In part, this is because Kaggle works to limit the size of the datasets used in its competitions.
But both Georgiev and Howard argue that with even the largest data problems, you don’t need
an entire dataset to find a solution. “As a general rule, if more data is available, you will have a better prediction, but you don’t need the whole data set for this,” Georgiev says. “In fact, what’s been proven with Kaggle is that sometimes the entire dataset is either not necessary or even a hindrance. What’s required is a little bit of imagination and the ability to look into the dataset and deduce what the relationship are between the various data points.”

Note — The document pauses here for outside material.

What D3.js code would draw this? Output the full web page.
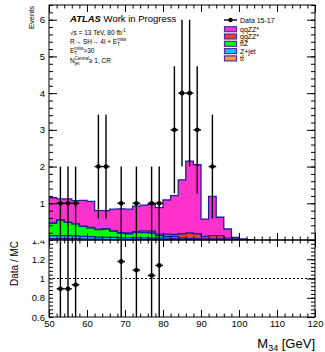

What’s more, Kaggle is a relatively cheap way to solve your problems. Adams and Carvana put up $10,000 in prize money for their used-car challenge. For the dark matter contest, NASA put up none. It offered an iPad and a free trip to the California Institute of Technology, where the winners could formally present their solutions to NASA. And then there are added perks. “The glaciologist has become quite well know because of this,” says Howard.
Many scientists compete just for fun. “The prizes a relatively small. You’re doing it for the challenge. And the glory,” Kirkby says, with a bit of wink. The competitions also foster a certain camaraderie — “you get a community of people working together. You’re just enjoying learning from each other and what everyone brings from their own background” — but with Kaggle keeping a leaderboard for each competition as contestants submit answers, it also sparks good, old-fashioned rivalry.
“I get that certain feeling when someone takes over on the leaderboard,” says Georgiev. “I’m thinking: ‘What do they know that I don’t?’ And I push harder.”
It is indeed a sport. But in pushing harder, Georgiev adds, scientists can only improve the solution to the problem at hand. Hadoop has its place. But pride isn’t something you’ll find in a server. At least not yet.